_Available data_
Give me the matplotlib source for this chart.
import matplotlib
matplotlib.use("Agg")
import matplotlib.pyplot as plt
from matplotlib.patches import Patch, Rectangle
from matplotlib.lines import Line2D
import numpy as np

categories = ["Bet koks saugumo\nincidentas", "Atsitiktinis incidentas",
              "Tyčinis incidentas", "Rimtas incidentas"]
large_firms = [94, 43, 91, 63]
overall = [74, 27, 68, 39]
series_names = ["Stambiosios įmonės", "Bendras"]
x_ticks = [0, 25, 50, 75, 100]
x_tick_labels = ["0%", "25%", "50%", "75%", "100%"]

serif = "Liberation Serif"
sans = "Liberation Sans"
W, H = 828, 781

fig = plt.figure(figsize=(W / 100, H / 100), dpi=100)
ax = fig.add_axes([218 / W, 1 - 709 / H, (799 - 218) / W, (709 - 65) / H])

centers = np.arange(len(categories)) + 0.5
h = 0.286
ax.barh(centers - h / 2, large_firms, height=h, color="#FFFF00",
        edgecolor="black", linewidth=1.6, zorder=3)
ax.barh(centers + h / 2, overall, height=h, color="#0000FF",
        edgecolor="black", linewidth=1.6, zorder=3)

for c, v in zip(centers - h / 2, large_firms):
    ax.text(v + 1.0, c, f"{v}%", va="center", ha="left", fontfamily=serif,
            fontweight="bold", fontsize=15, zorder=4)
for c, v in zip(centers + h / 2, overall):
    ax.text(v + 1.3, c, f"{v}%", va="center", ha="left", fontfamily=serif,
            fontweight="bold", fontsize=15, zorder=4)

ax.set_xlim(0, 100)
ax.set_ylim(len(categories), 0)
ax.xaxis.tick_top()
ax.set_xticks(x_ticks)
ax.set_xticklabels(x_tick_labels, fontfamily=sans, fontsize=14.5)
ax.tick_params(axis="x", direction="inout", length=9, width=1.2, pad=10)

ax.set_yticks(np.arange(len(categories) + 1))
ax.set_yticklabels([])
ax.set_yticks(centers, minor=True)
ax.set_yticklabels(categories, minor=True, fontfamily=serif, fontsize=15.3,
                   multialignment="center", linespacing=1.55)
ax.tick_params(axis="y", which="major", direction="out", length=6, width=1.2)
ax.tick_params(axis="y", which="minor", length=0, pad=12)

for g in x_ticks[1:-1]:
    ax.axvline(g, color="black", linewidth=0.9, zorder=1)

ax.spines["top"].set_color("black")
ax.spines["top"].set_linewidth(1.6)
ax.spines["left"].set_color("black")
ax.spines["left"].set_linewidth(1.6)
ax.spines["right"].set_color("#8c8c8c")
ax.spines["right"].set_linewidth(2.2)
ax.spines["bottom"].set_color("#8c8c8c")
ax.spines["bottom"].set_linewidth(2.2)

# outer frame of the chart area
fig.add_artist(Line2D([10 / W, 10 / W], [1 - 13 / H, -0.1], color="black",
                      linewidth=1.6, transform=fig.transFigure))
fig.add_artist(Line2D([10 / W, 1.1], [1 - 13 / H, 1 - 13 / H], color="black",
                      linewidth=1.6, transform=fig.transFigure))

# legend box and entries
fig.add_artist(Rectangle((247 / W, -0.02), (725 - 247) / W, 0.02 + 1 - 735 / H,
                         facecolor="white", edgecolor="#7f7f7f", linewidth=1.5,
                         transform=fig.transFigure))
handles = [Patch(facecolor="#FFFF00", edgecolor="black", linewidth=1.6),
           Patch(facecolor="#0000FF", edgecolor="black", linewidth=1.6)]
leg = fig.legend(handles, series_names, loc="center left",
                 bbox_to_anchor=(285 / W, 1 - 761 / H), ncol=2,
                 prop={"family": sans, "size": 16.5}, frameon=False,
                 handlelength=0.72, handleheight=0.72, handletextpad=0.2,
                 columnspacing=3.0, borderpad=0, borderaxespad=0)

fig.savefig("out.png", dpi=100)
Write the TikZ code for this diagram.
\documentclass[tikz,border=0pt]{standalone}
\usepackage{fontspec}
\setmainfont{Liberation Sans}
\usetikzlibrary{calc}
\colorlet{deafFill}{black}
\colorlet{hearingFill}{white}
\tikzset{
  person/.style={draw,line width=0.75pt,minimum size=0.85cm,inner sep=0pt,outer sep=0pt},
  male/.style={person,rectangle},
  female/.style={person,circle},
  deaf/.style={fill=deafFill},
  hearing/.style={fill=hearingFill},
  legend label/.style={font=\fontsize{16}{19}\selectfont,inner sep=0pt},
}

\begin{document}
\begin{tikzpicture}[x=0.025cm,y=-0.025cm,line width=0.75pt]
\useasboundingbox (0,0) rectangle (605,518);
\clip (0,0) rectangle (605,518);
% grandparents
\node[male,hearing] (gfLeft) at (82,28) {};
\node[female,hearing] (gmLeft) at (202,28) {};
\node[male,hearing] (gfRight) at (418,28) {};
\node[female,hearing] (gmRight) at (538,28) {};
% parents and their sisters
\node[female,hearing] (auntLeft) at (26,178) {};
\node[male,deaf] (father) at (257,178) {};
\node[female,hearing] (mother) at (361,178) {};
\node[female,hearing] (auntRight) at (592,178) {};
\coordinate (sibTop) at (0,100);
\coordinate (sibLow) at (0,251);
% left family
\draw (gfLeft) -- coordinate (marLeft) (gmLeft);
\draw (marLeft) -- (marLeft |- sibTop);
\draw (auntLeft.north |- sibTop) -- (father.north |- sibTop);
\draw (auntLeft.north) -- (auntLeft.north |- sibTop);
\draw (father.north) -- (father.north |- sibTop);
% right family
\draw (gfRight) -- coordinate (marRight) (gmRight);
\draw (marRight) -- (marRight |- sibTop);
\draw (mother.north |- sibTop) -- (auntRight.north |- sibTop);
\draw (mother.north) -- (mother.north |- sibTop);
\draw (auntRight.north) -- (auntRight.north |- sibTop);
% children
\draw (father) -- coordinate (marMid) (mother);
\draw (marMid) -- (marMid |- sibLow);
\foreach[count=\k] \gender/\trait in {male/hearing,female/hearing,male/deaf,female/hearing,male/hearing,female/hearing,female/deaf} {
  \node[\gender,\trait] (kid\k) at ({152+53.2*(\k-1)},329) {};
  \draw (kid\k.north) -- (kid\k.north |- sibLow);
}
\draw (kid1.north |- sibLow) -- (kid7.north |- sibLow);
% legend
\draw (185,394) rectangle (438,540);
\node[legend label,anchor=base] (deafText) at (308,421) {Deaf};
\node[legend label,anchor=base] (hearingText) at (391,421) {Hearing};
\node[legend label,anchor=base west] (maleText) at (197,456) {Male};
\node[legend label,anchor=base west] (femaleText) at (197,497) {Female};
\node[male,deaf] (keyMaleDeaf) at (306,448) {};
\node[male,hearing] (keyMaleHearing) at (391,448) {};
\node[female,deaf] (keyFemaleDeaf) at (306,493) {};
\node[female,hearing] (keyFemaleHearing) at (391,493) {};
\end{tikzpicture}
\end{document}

_Challenge_
Quote the data above in full, changing nothing.

_Completed task_
Give me the matplotlib source for this chart.
import matplotlib
matplotlib.use("Agg")
import matplotlib.pyplot as plt
from matplotlib.patches import Patch, Rectangle
from matplotlib.lines import Line2D
import numpy as np

categories = ["Bet koks saugumo\nincidentas", "Atsitiktinis incidentas",
              "Tyčinis incidentas", "Rimtas incidentas"]
large_firms = [94, 43, 91, 63]
overall = [74, 27, 68, 39]
series_names = ["Stambiosios įmonės", "Bendras"]
x_ticks = [0, 25, 50, 75, 100]
x_tick_labels = ["0%", "25%", "50%", "75%", "100%"]

serif = "Liberation Serif"
sans = "Liberation Sans"
W, H = 828, 781

fig = plt.figure(figsize=(W / 100, H / 100), dpi=100)
ax = fig.add_axes([218 / W, 1 - 709 / H, (799 - 218) / W, (709 - 65) / H])

centers = np.arange(len(categories)) + 0.5
h = 0.286
ax.barh(centers - h / 2, large_firms, height=h, color="#FFFF00",
        edgecolor="black", linewidth=1.6, zorder=3)
ax.barh(centers + h / 2, overall, height=h, color="#0000FF",
        edgecolor="black", linewidth=1.6, zorder=3)

for c, v in zip(centers - h / 2, large_firms):
    ax.text(v + 1.0, c, f"{v}%", va="center", ha="left", fontfamily=serif,
            fontweight="bold", fontsize=15, zorder=4)
for c, v in zip(centers + h / 2, overall):
    ax.text(v + 1.3, c, f"{v}%", va="center", ha="left", fontfamily=serif,
            fontweight="bold", fontsize=15, zorder=4)

ax.set_xlim(0, 100)
ax.set_ylim(len(categories), 0)
ax.xaxis.tick_top()
ax.set_xticks(x_ticks)
ax.set_xticklabels(x_tick_labels, fontfamily=sans, fontsize=14.5)
ax.tick_params(axis="x", direction="inout", length=9, width=1.2, pad=10)

ax.set_yticks(np.arange(len(categories) + 1))
ax.set_yticklabels([])
ax.set_yticks(centers, minor=True)
ax.set_yticklabels(categories, minor=True, fontfamily=serif, fontsize=15.3,
                   multialignment="center", linespacing=1.55)
ax.tick_params(axis="y", which="major", direction="out", length=6, width=1.2)
ax.tick_params(axis="y", which="minor", length=0, pad=12)

for g in x_ticks[1:-1]:
    ax.axvline(g, color="black", linewidth=0.9, zorder=1)

ax.spines["top"].set_color("black")
ax.spines["top"].set_linewidth(1.6)
ax.spines["left"].set_color("black")
ax.spines["left"].set_linewidth(1.6)
ax.spines["right"].set_color("#8c8c8c")
ax.spines["right"].set_linewidth(2.2)
ax.spines["bottom"].set_color("#8c8c8c")
ax.spines["bottom"].set_linewidth(2.2)

# outer frame of the chart area
fig.add_artist(Line2D([10 / W, 10 / W], [1 - 13 / H, -0.1], color="black",
                      linewidth=1.6, transform=fig.transFigure))
fig.add_artist(Line2D([10 / W, 1.1], [1 - 13 / H, 1 - 13 / H], color="black",
                      linewidth=1.6, transform=fig.transFigure))

# legend box and entries
fig.add_artist(Rectangle((247 / W, -0.02), (725 - 247) / W, 0.02 + 1 - 735 / H,
                         facecolor="white", edgecolor="#7f7f7f", linewidth=1.5,
                         transform=fig.transFigure))
handles = [Patch(facecolor="#FFFF00", edgecolor="black", linewidth=1.6),
           Patch(facecolor="#0000FF", edgecolor="black", linewidth=1.6)]
leg = fig.legend(handles, series_names, loc="center left",
                 bbox_to_anchor=(285 / W, 1 - 761 / H), ncol=2,
                 prop={"family": sans, "size": 16.5}, frameon=False,
                 handlelength=0.72, handleheight=0.72, handletextpad=0.2,
                 columnspacing=3.0, borderpad=0, borderaxespad=0)

fig.savefig("out.png", dpi=100)
Write the TikZ code for this diagram.
\documentclass[tikz,border=0pt]{standalone}
\usepackage{fontspec}
\setmainfont{Liberation Sans}
\usetikzlibrary{calc}
\colorlet{deafFill}{black}
\colorlet{hearingFill}{white}
\tikzset{
  person/.style={draw,line width=0.75pt,minimum size=0.85cm,inner sep=0pt,outer sep=0pt},
  male/.style={person,rectangle},
  female/.style={person,circle},
  deaf/.style={fill=deafFill},
  hearing/.style={fill=hearingFill},
  legend label/.style={font=\fontsize{16}{19}\selectfont,inner sep=0pt},
}

\begin{document}
\begin{tikzpicture}[x=0.025cm,y=-0.025cm,line width=0.75pt]
\useasboundingbox (0,0) rectangle (605,518);
\clip (0,0) rectangle (605,518);
% grandparents
\node[male,hearing] (gfLeft) at (82,28) {};
\node[female,hearing] (gmLeft) at (202,28) {};
\node[male,hearing] (gfRight) at (418,28) {};
\node[female,hearing] (gmRight) at (538,28) {};
% parents and their sisters
\node[female,hearing] (auntLeft) at (26,178) {};
\node[male,deaf] (father) at (257,178) {};
\node[female,hearing] (mother) at (361,178) {};
\node[female,hearing] (auntRight) at (592,178) {};
\coordinate (sibTop) at (0,100);
\coordinate (sibLow) at (0,251);
% left family
\draw (gfLeft) -- coordinate (marLeft) (gmLeft);
\draw (marLeft) -- (marLeft |- sibTop);
\draw (auntLeft.north |- sibTop) -- (father.north |- sibTop);
\draw (auntLeft.north) -- (auntLeft.north |- sibTop);
\draw (father.north) -- (father.north |- sibTop);
% right family
\draw (gfRight) -- coordinate (marRight) (gmRight);
\draw (marRight) -- (marRight |- sibTop);
\draw (mother.north |- sibTop) -- (auntRight.north |- sibTop);
\draw (mother.north) -- (mother.north |- sibTop);
\draw (auntRight.north) -- (auntRight.north |- sibTop);
% children
\draw (father) -- coordinate (marMid) (mother);
\draw (marMid) -- (marMid |- sibLow);
\foreach[count=\k] \gender/\trait in {male/hearing,female/hearing,male/deaf,female/hearing,male/hearing,female/hearing,female/deaf} {
  \node[\gender,\trait] (kid\k) at ({152+53.2*(\k-1)},329) {};
  \draw (kid\k.north) -- (kid\k.north |- sibLow);
}
\draw (kid1.north |- sibLow) -- (kid7.north |- sibLow);
% legend
\draw (185,394) rectangle (438,540);
\node[legend label,anchor=base] (deafText) at (308,421) {Deaf};
\node[legend label,anchor=base] (hearingText) at (391,421) {Hearing};
\node[legend label,anchor=base west] (maleText) at (197,456) {Male};
\node[legend label,anchor=base west] (femaleText) at (197,497) {Female};
\node[male,deaf] (keyMaleDeaf) at (306,448) {};
\node[male,hearing] (keyMaleHearing) at (391,448) {};
\node[female,deaf] (keyFemaleDeaf) at (306,493) {};
\node[female,hearing] (keyFemaleHearing) at (391,493) {};
\end{tikzpicture}
\end{document}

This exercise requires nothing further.